El humo de los cigarrillos caseros se mezclaba con la humedad de la selva. Las conversaciones continuaban entre bocanadas. Otros guerrilleros tenían objetivos menos solidarios. En una región arrasada durante más de dos décadas de guerras, donde el Estado ni siquiera garantiza al pueblo los servicios sociales más básicos y las oportunidades económicas escasean, muchos identifican a los grupos rebeldes como una opción para sobrevivir: usan las armas para controlar el comercio de minerales, o para exigir un porcentaje de las cosechas de los campesinos e impuestos especiales a todos los vehículos y transeúntes.
En la actualidad, el este del Congo es el campo de batalla de al menos 122 grupos armados, según el recuento de un grupo de expertos de la Universidad de Nueva York. Y su violencia está lejos de terminar. La Agencia de las Naciones Unidas para los Refugiados (ACNUR) alertó de una cifra récord de ataques a civiles el pasado año, con más de 2.000 civiles asesinados en manos de las milicias.
A Félix Mudekere (nombre ficticio para proteger su identidad), de 18 años, uno de los excompañeros de Mwanda, no le cuesta trabajo admitir que ha matado, aunque asegura que está arrepentido. También dice que ha violado a mujeres. Después, encoge los hombros. Según él, a menudo, se limitaba a seguir las órdenes de sus comandantes sin pensar demasiado en las consecuencias de sus acciones. En otras ocasiones, dice que lo hacía para conseguir un plato de comida caliente.
Mudekere y Mwanda abandonaron la guerrilla en 2018, cuando sus líderes perdieron el control de su territorio. Otros grupos más poderosos los expulsaron. Después de nomadear durante varias semanas por la selva, el hambre les obligó a rendirse. Ambos regresaron a su pueblo, Karasi, un puñado de casas de barro rodeadas de colinas verdes.
“Nadie liberará al Congo por nosotros”
A unas pocas decenas de kilómetros del bosque donde Mwamba y Mudekere lucharon durante años, la activista Grâce Maroy, de 22 años, reconoce su desazón. Le “duele mucho” admitir que su pueblo es uno de los más empobrecidos del planeta, a pesar de que reside en un país “con un potencial enorme”.
Ocho de cada diez congoleños intentan sobrevivir con menos de 1,25 dólares diarios, a pesar de que su subsuelo esconde un tesoro estimado hace una década en 24 billones de dólares: oro, coltán, cobalto, estaño, cobre, diamantes… minerales que nutren la tecnología mundial. Maroy habla en una orilla tranquila del lago Kivu.

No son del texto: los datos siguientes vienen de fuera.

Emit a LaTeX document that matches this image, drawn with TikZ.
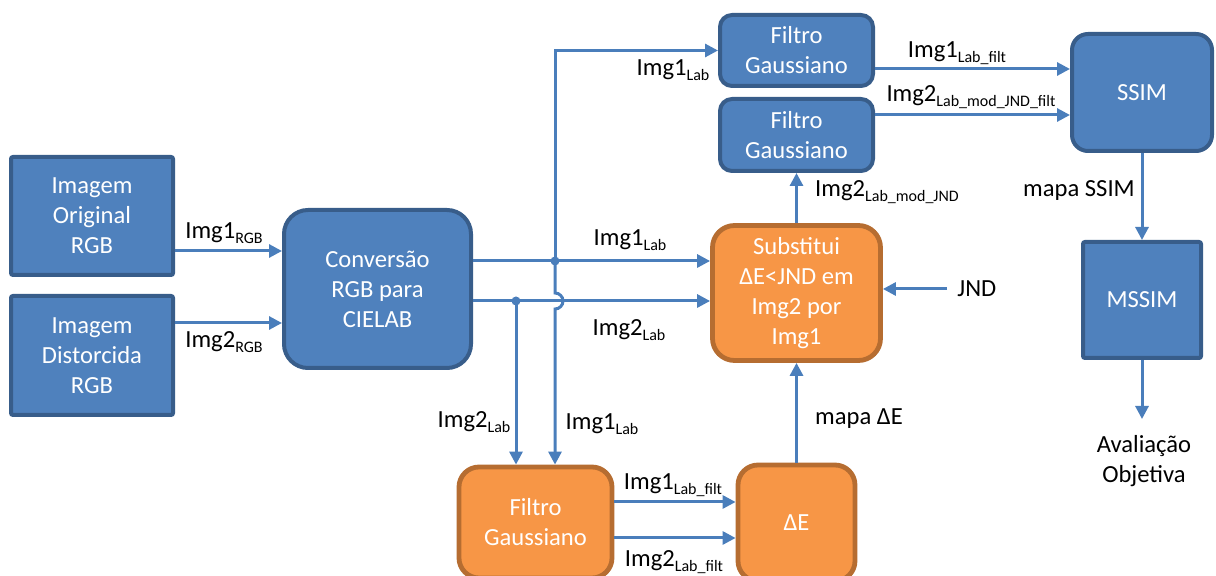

Según ella, es el momento de transformar esa frustración en “energía para luchar por la justicia social”.
LUCHA (Lutte pour le changement), el movimiento ciudadano al que pertenece Maroy, se ha transformado en la plataforma de una sociedad que anhela cambios profundos. Sus miembros han declarado una guerra no violenta a las injusticias de su país. Después de lamentar el asesinato del embajador italiano, los activistas de LUCHA identificaron el incidente como otra prueba de la creciente inseguridad en el este del Congo. “No fue un suceso aislado. Necesitamos medidas urgentes para mejorar la seguridad”, destacaron en sus redes sociales.
“Efectivamente, el Congo tiene muchos problemas. Pero también tiene a muchas personas interesadas en encontrar soluciones”, dice la fotógrafa Raïssa Karama Rwizibuka, de 24 años. “Los jóvenes hemos comprendido que nunca conseguiremos cambios sociales si no nos esforzamos por conseguirlos. Nadie liberará al Congo por nosotros”.

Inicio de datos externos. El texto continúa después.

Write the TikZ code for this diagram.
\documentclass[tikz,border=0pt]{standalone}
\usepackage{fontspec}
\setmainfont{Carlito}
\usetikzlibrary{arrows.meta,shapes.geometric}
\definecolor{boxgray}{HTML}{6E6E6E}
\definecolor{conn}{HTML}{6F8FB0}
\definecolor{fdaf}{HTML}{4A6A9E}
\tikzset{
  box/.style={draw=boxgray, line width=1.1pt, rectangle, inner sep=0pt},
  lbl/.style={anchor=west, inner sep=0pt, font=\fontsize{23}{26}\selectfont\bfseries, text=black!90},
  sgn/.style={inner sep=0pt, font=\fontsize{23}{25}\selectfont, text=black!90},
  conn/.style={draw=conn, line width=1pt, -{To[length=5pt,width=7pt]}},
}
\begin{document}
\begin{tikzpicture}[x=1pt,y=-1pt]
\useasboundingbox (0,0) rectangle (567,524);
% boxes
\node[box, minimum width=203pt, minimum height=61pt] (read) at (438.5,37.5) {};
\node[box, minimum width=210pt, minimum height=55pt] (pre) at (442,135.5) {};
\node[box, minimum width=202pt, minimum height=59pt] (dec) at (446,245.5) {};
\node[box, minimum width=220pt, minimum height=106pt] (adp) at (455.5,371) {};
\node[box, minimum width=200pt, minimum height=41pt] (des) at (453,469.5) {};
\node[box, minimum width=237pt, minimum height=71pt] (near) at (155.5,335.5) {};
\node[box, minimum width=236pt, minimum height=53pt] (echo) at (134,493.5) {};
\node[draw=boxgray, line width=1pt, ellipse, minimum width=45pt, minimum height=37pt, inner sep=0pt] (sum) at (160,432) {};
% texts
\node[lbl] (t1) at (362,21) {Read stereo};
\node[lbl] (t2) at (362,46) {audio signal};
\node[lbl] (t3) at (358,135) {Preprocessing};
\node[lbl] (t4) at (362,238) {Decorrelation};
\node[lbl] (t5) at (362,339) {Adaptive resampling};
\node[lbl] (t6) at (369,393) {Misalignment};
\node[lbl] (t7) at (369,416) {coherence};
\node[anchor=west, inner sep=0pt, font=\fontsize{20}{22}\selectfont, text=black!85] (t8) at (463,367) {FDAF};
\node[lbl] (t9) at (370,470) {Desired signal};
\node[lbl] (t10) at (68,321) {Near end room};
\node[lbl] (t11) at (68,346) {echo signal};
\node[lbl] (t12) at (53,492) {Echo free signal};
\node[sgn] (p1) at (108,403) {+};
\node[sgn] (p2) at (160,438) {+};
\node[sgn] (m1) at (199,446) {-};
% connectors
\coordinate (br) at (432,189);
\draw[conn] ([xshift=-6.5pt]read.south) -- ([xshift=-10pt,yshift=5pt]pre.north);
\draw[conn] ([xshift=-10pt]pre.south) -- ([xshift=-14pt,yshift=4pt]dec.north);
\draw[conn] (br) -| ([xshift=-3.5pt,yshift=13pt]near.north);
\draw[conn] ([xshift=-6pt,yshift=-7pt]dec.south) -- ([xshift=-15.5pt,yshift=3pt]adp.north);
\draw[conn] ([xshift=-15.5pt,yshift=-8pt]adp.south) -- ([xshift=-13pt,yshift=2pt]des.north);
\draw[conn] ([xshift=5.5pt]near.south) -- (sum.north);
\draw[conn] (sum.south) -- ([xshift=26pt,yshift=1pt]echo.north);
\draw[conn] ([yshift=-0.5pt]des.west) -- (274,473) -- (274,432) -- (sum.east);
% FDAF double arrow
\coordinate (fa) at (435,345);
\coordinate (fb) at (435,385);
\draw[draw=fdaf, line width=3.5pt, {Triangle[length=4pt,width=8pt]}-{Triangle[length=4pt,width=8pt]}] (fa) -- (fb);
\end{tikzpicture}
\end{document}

Los miembros de LUCHA saben que tienen mucho trabajo por delante. También comprenden que recorren un camino peligroso. Algunos activistas estuvieron detenidos durante meses y denuncian que fueron torturados a manos de las fuerzas de seguridad. Otros están muertos. Las autoridades congoleñas no dudaron en responder con gases lacrimógenos e incluso munición real a las manifestaciones contra el gobierno.
En diciembre de 2018, la tenacidad de esas protestas obligó al gobierno congoleño a celebrar unas elecciones generales. El expresidente Joseph Kabila, una de las personas más poderosas del Congo, que había adoptado todo tipo de estratagemas para mantener su cargo más allá de los límites constitucionales, abandonó el gobierno. La presión social le forzó a improvisar. En medio de acusaciones de fraude electoral, las autoridades congoleñas nombraron a su sucesor: Félix Tshisekedi, un político impopular que, para muchos analistas, permite al expresidente controlar sus intereses desde la sombra. Fueron unos comicios amargos pero los expertos coinciden en que, sin los esfuerzos de los movimientos ciudadanos, las votaciones se hubiesen postergado indefinidamente.
“Esas elecciones abrieron los ojos de muchos congoleños”, dice Maroy. “Nos marcaron el camino a seguir. Fueron el primer paso de nuestra revolución. Demostraron que, si permanecemos unidos, podemos influir en las agendas políticas. Estamos preparados para tomar las riendas de nuestro país y cambiar su futuro”.